Emboldened by the series of negative headlines that have troubled the government, the Tory leader declared: “Big centralised bureaucracies are incompetent and they cannot be trusted.”
He continued: “What we have learnt over the last few days is that when it comes to regulation and legislation there is one law for government and another one for everyone else.
“These people, they set up these quangos, they pass these laws, they introduce these regulations, they insist on this bit of scrutiny, that bit of compliance – and whether it is their own government debts or their own party machine they just don’t obey it.”
Attempting to present a picture of chronic incompetence and waste on the part of the government, he detailed Tory criticisms of the Department for Work and Pensions, national literacy strategy, qualifications and curriculum authority, Home Office and Ministry of Defence.
Mr Cameron concluded: “There is a time in the life of every government when they’ve been in power for so long that complacency tips over into arrogance, and arrogance even becomes indifference to the law.
“They’ve passed that point and change, real change, is needed for Britain.”

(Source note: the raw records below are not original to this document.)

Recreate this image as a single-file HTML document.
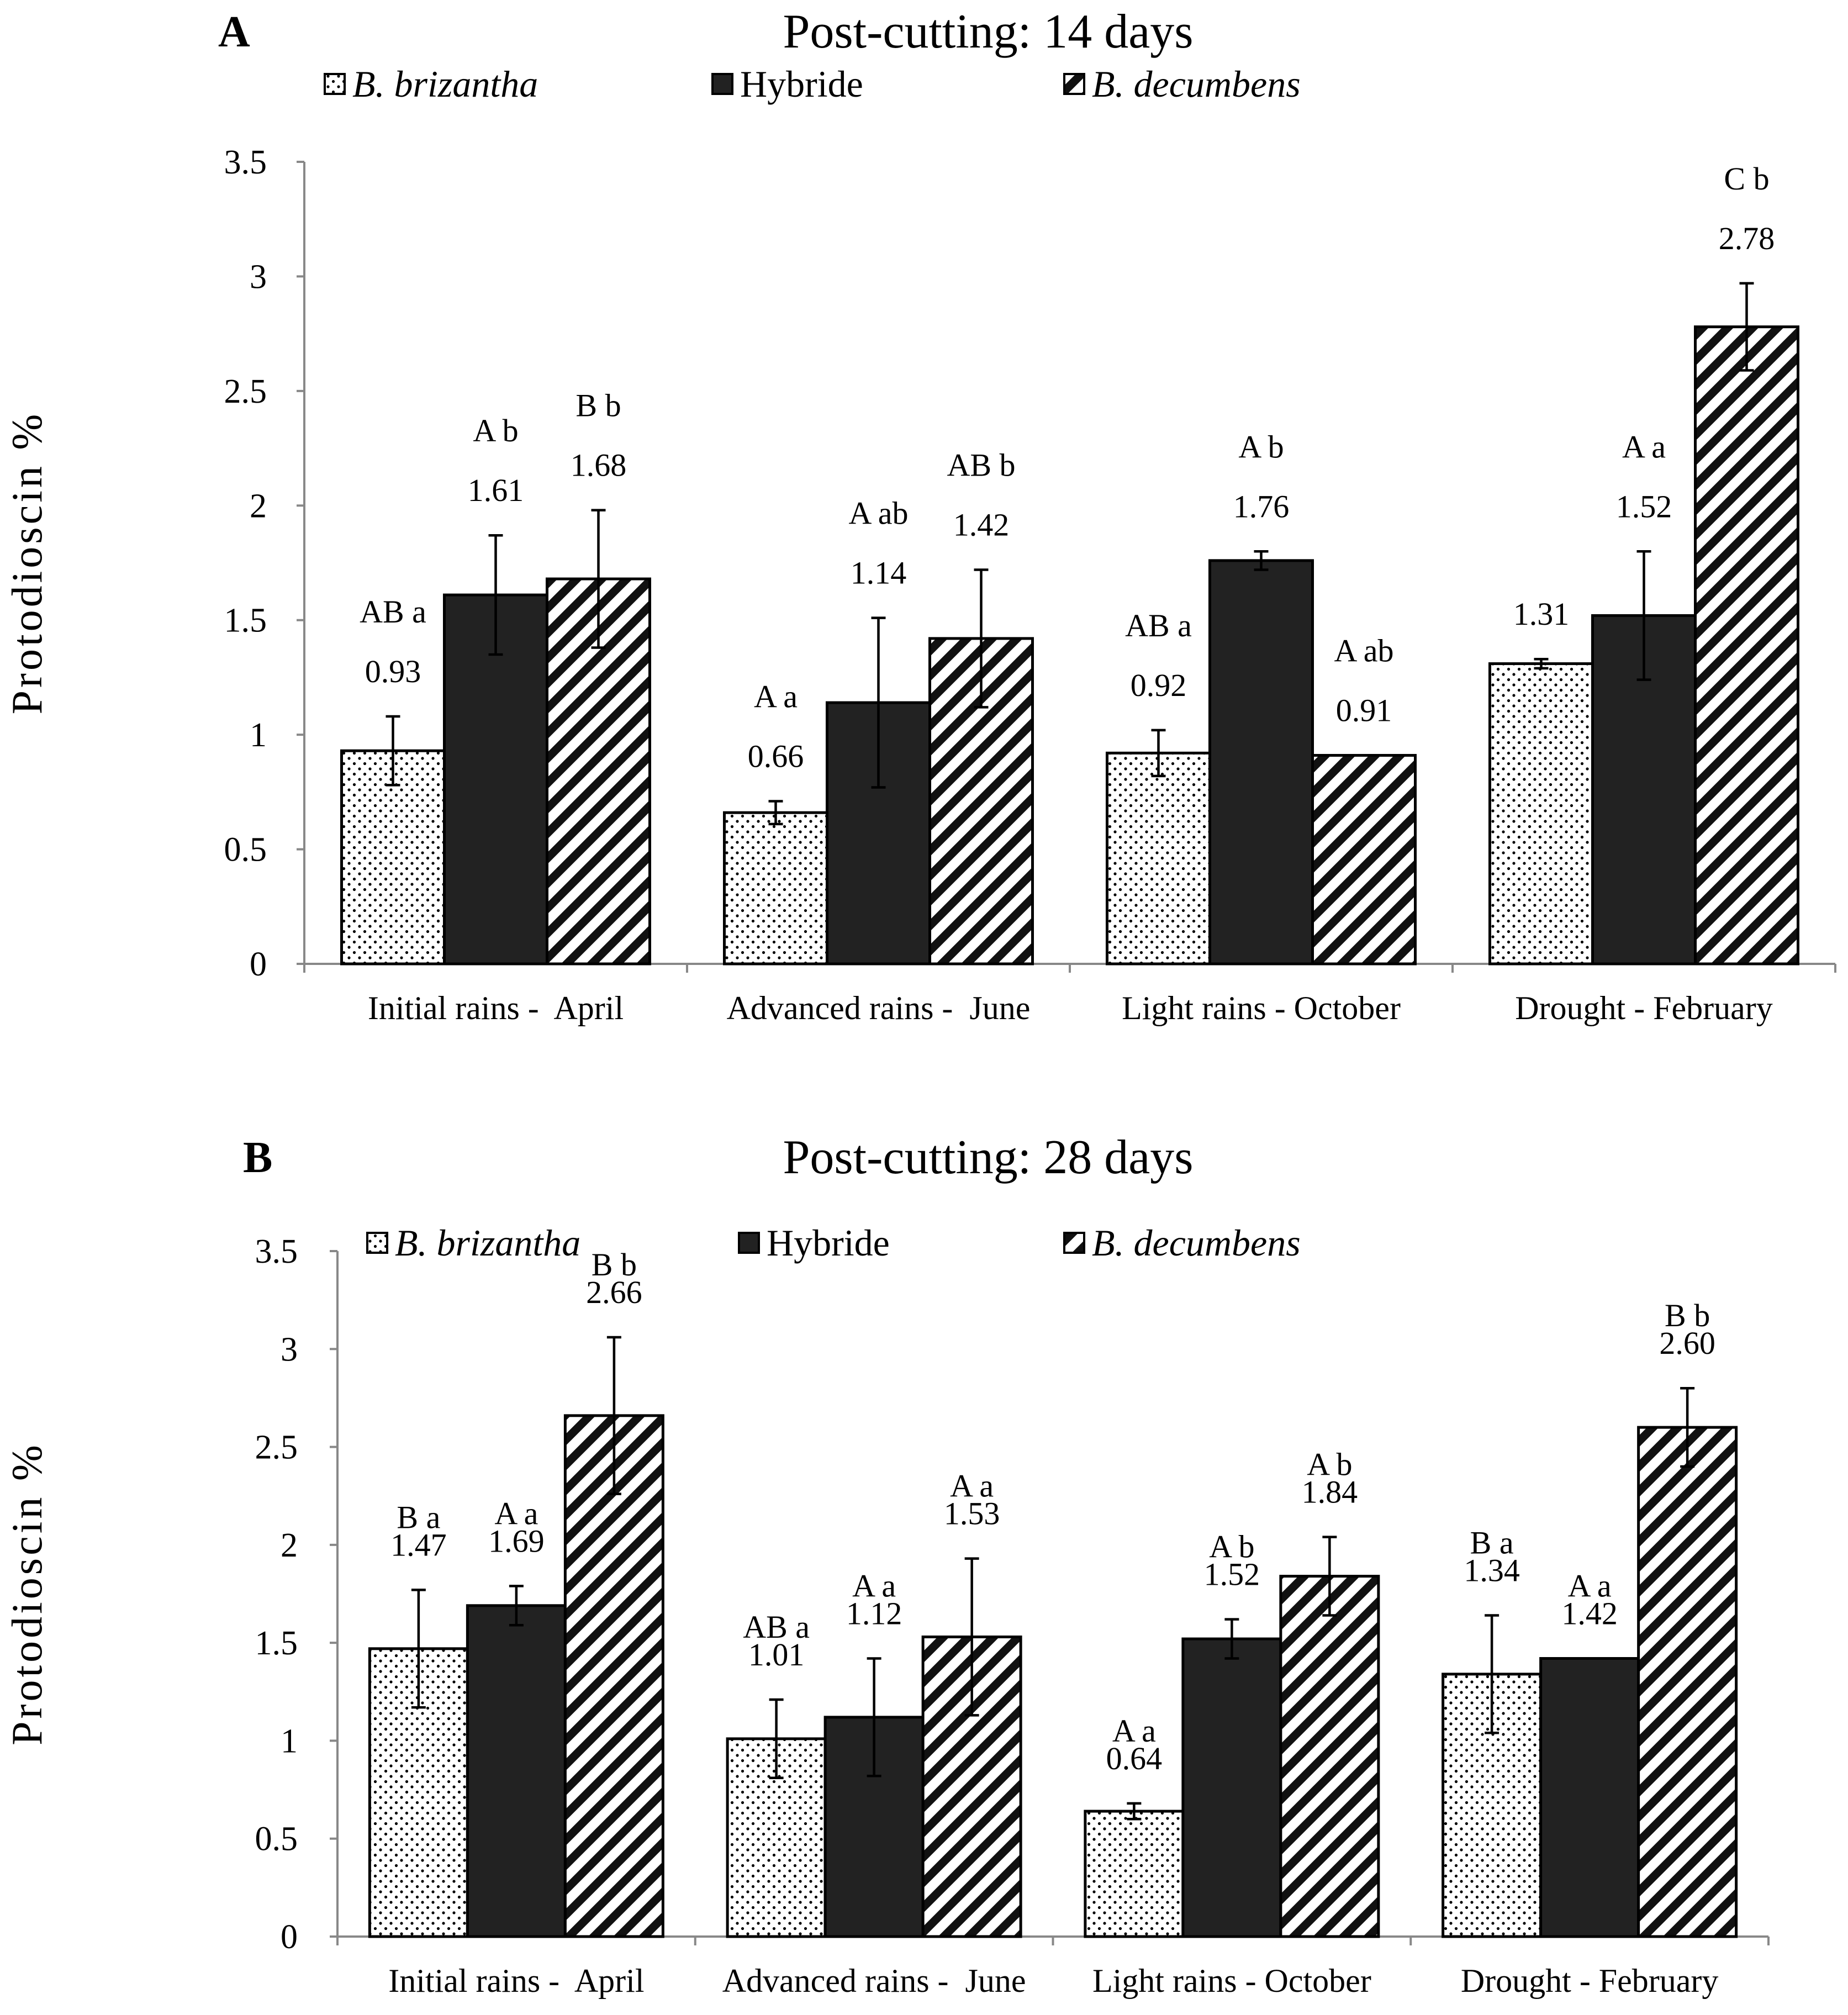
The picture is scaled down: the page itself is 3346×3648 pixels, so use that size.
<!DOCTYPE html>
<html><head><meta charset="utf-8"><style>
html,body{margin:0;padding:0;background:#fff;}
svg{display:block;font-family:"Liberation Serif",serif;}
text{white-space:pre;}
</style></head>
<body>
<svg id="chart" xmlns="http://www.w3.org/2000/svg" width="3346" height="3648" viewBox="0 0 3346 3648">
<defs>
<pattern id="dots" patternUnits="userSpaceOnUse" width="19" height="19"><rect width="19" height="19" fill="#fff"/><circle cx="5" cy="5" r="2.6" fill="#000"/><circle cx="14.5" cy="14.5" r="2.6" fill="#000"/></pattern>
<pattern id="hatch" patternUnits="userSpaceOnUse" width="32" height="32" patternTransform="rotate(45)"><rect width="32" height="32" fill="#fff"/><rect x="0" y="0" width="15" height="32" fill="#111"/></pattern>
</defs>
<g id="root"></g>
</svg>
<script>
const categories = ["Initial rains -  April","Advanced rains -  June","Light rains - October","Drought - February"];
const seriesNames = ["B. brizantha","Hybride","B. decumbens"];
const yTicks = [0,0.5,1,1.5,2,2.5,3,3.5];
const yTickLabels = ["0","0.5","1","1.5","2","2.5","3","3.5"];
// Panel A (14 days)
const aBriz = [0.93,0.66,0.92,1.31];
const aHyb = [1.61,1.14,1.76,1.52];
const aDec = [1.68,1.42,0.91,2.78];
const aBrizErr = [0.15,0.05,0.10,0.02];
const aHybErr = [0.26,0.37,0.04,0.28];
const aDecErr = [0.30,0.30,0.00,0.19];
const aBrizLet = ["AB a","A a","AB a",""];
const aHybLet = ["A b","A ab","A b","A a"];
const aDecLet = ["B b","AB b","A ab","C b"];
const aBrizTxt = ["0.93","0.66","0.92","1.31"];
const aHybTxt = ["1.61","1.14","1.76","1.52"];
const aDecTxt = ["1.68","1.42","0.91","2.78"];
// Panel B (28 days)
const bBriz = [1.47,1.01,0.64,1.34];
const bHyb = [1.69,1.12,1.52,1.42];
const bDec = [2.66,1.53,1.84,2.60];
const bBrizErr = [0.30,0.20,0.04,0.30];
const bHybErr = [0.10,0.30,0.10,0.00];
const bDecErr = [0.40,0.40,0.20,0.20];
const bBrizLet = ["B a","AB a","A a","B a"];
const bHybLet = ["A a","A a","A b","A a"];
const bDecLet = ["B b","A a","A b","B b"];
const bBrizTxt = ["1.47","1.01","0.64","1.34"];
const bHybTxt = ["1.69","1.12","1.52","1.42"];
const bDecTxt = ["2.66","1.53","1.84","2.60"];

const NS="http://www.w3.org/2000/svg";
const root=document.getElementById('root');
function mk(tag,attrs,parent,text){const e=document.createElementNS(NS,tag);for(const k in attrs)e.setAttribute(k,attrs[k]);if(text!==undefined)e.textContent=text;(parent||root).appendChild(e);return e;}
const fills=["url(#dots)","#222","url(#hatch)"];

function panel(cfg){
  const g=mk('g',{});
  
  
  const y=v=>cfg.y0-(v/3.5)*(cfg.y0-cfg.yTop);
  const catW=(cfg.xEnd-cfg.x0)/4;
  let t=mk('text',{x:cfg.letterX,y:cfg.titleY+26,'font-size':80,'font-weight':'bold'},g,cfg.letter);
  
  
  t=mk('text',{x:1789,y:cfg.titleY+28,'font-size':88,'text-anchor':'middle'},g,cfg.title);
  
  
  for(let i=0;i<3;i++){
    const lg=mk('g',{},g);
    
    
    mk('rect',{x:cfg.legBox[i],y:cfg.legY-19,width:36,height:36,fill:fills[i],stroke:'#000','stroke-width':4},lg);
    mk('text',{x:cfg.legBox[i]+50,y:cfg.legY+22,'font-size':68,'font-style':i===1?'normal':'italic'},lg,seriesNames[i]);
  }
  let ax=mk('line',{x1:cfg.x0,y1:cfg.yTop,x2:cfg.x0,y2:cfg.y0,stroke:'#888','stroke-width':4},g);
  
  
  yTicks.forEach((v,i)=>{
    mk('line',{x1:cfg.x0-14,y1:y(v),x2:cfg.x0,y2:y(v),stroke:'#888','stroke-width':4},g);
    const tl=mk('text',{x:cfg.x0-cfg.tickOff,y:y(v)+21,'font-size':62,'text-anchor':'end'},g,yTickLabels[i]);
    
    
  });
  ax=mk('line',{x1:cfg.x0,y1:cfg.y0,x2:cfg.xEnd,y2:cfg.y0,stroke:'#888','stroke-width':4},g);
  
  
  for(let c=0;c<=4;c++) mk('line',{x1:cfg.x0+c*catW,y1:cfg.y0,x2:cfg.x0+c*catW,y2:cfg.y0+16,stroke:'#888','stroke-width':4},g);
  categories.forEach((c,i)=>{
    const tl=mk('text',{x:cfg.x0+(i+0.5)*catW,y:cfg.y0+100,'font-size':60,'text-anchor':'middle'},g,c);
    
    
  });
  const yt=mk('text',{transform:`translate(75 ${(cfg.y0+cfg.yTop)/2}) rotate(-90)`,'font-size':78,'text-anchor':'middle','letter-spacing':'5'},g,'Protodioscin %');
  
  
  const bw=cfg.bw, off=(catW-3*bw)/2;
  for(let s=0;s<3;s++){
    cfg.vals[s].forEach((v,i)=>{
      const bx=cfg.x0+i*catW+off+s*bw;
      const b=mk('rect',{x:bx,y:y(v),width:bw,height:cfg.y0-y(v),fill:fills[s],stroke:'#000','stroke-width':5},g);
      
      
      const e=cfg.errs[s][i], cx=bx+bw/2;
      if(e>0){
        const eb=mk('g',{stroke:'#000','stroke-width':4.5},g);
        
        
        mk('line',{x1:cx,y1:y(v+e),x2:cx,y2:y(v-e)},eb);
        mk('line',{x1:cx-13,y1:y(v+e),x2:cx+13,y2:y(v+e)},eb);
        mk('line',{x1:cx-13,y1:y(v-e),x2:cx+13,y2:y(v-e)},eb);
      }
      const top=y(v+e);
      const vt=mk('text',{x:cx,y:top-cfg.valOff,'font-size':58,'text-anchor':'middle'},g,cfg.txt[s][i]);
      
      
      if(cfg.lets[s][i]){
        const lt=mk('text',{x:cx,y:top-cfg.valOff-cfg.letGap,'font-size':58,'text-anchor':'middle'},g,cfg.lets[s][i]);
        
        
      }
    });
  }
}
panel({name:'panel-a',letter:'A',letterX:395,title:'Post-cutting: 14 days',titleY:58,legY:153,legBox:[588,1290,1927],
  x0:551,xEnd:3323,y0:1745,yTop:293,bw:186,valOff:62,letGap:108,tickOff:68,
  vals:[aBriz,aHyb,aDec],errs:[aBrizErr,aHybErr,aDecErr],lets:[aBrizLet,aHybLet,aDecLet],txt:[aBrizTxt,aHybTxt,aDecTxt]});
panel({name:'panel-b',letter:'B',letterX:440,title:'Post-cutting: 28 days',titleY:2096,legY:2251,legBox:[665,1338,1927],
  x0:611,xEnd:3202,y0:3506,yTop:2265,bw:177,valOff:62,letGap:50,tickOff:72,
  vals:[bBriz,bHyb,bDec],errs:[bBrizErr,bHybErr,bDecErr],lets:[bBrizLet,bHybLet,bDecLet],txt:[bBrizTxt,bHybTxt,bDecTxt]});
</script>
</body></html>
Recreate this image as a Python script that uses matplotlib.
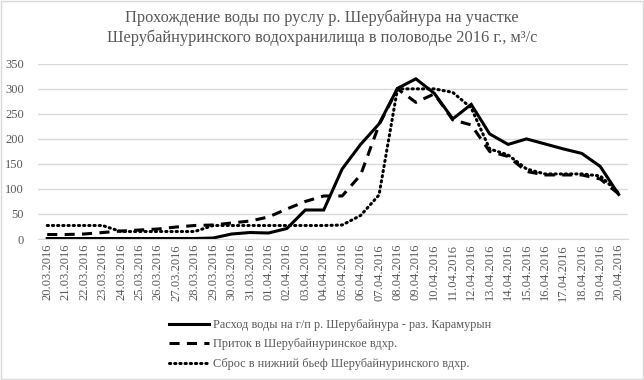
import matplotlib
matplotlib.use("Agg")
import matplotlib.pyplot as plt
from matplotlib.patches import Rectangle

# даты 20.03.2016 - 20.04.2016
dates = ["20.03.2016", "21.03.2016", "22.03.2016", "23.03.2016", "24.03.2016",
         "25.03.2016", "26.03.2016", "27.03.2016", "28.03.2016", "29.03.2016",
         "30.03.2016", "31.03.2016", "01.04.2016", "02.04.2016", "03.04.2016",
         "04.04.2016", "05.04.2016", "06.04.2016", "07.04.2016", "08.04.2016",
         "09.04.2016", "10.04.2016", "11.04.2016", "12.04.2016", "13.04.2016",
         "14.04.2016", "15.04.2016", "16.04.2016", "17.04.2016", "18.04.2016",
         "19.04.2016", "20.04.2016"]

rashod = [1, 1, 1, 1, 1, 1, 1, 1, 1, 2,
          10, 13, 12, 21, 58, 58, 140, 189, 230, 301,
          320, 291, 240, 269, 210, 189, 200, 190, 180, 171,
          145, 89]

pritok = [9, 9, 10, 13, 16, 18, 20, 24, 27, 28,
          32, 36, 44, 60, 75, 86, 86, 128, 228, 300,
          273, 290, 238, 228, 175, 165, 135, 128, 128, 128,
          120, 90]

sbros = [27, 27, 27, 27, 15, 15, 15, 15, 15, 27,
         27, 27, 27, 27, 27, 27, 28, 47, 88, 300,
         300, 300, 293, 262, 180, 168, 140, 130, 130, 130,
         126, 92]

labels = ["Расход воды на г/п р. Шерубайнура - раз. Карамурын",
          "Приток в Шерубайнуринское вдхр.",
          "Сброс в нижний бьеф Шерубайнуринского вдхр."]

grey = "#595959"
plt.rcParams["font.family"] = ["Liberation Serif", "DejaVu Serif"]

fig = plt.figure(figsize=(6.44, 3.8), dpi=100)
ax = fig.add_axes([0.059, 0.371, 0.916, 0.461])

x = list(range(len(dates)))
ax.plot(x, rashod, color="black", lw=2.2, solid_joinstyle="miter", label=labels[0])
ax.plot(x, pritok, color="black", lw=2.2, ls=(0, (3.3, 2.4)), label=labels[1])
ax.plot(x, sbros, color="black", lw=2.2, ls=(0, (0.4, 1.3)),
        dash_capstyle="round", label=labels[2])

ax.set_xlim(-0.5, len(dates) - 0.5)
ax.set_ylim(0, 350)
ax.set_yticks(range(0, 351, 50))
ax.set_xticks(x)
ax.set_xticklabels(dates, rotation=90)
ax.tick_params(length=0, colors=grey, labelsize=9)
ax.tick_params(axis="y", pad=10)
ax.grid(axis="y", color="#d9d9d9", lw=1)
ax.set_axisbelow(True)
for s in ["top", "right", "left"]:
    ax.spines[s].set_visible(False)
ax.spines["bottom"].set_color("#d9d9d9")

fig.suptitle("Прохождение воды по руслу р. Шерубайнура на участке\n"
             "Шерубайнуринского водохранилища в половодье 2016 г., м³/с",
             x=0.5, y=0.975, fontsize=11.8, color=grey, linespacing=1.25)

fig.legend(loc="upper left", bbox_to_anchor=(0.245, 0.19), frameon=False,
           fontsize=8.8, handlelength=3.3, handletextpad=0.3, labelspacing=0.62,
           labelcolor=grey)

fig.patches.append(Rectangle((0.002, 0.002), 0.996, 0.996, transform=fig.transFigure,
                             fill=False, edgecolor="#d9d9d9", lw=1))

fig.savefig("out.png", dpi=100)
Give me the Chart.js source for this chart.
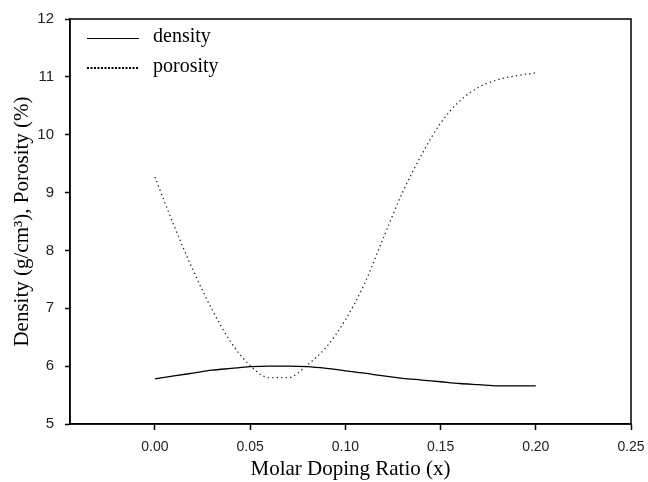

The Conservatives would be the “government for a post-bureucratic age”, he promised; careful with public money, competent in administration and conscious of the limitations of government.
Today marks Mr Cameron’s second speech to the CBI after he pulled out of last year’s conference at the last minute.
Commentators interpreted this as an attempt to distance the Tories from big-business and former CBI director general Sir Digby Jones likened it to Tony Blair pulling out of the TUC congress in 1996.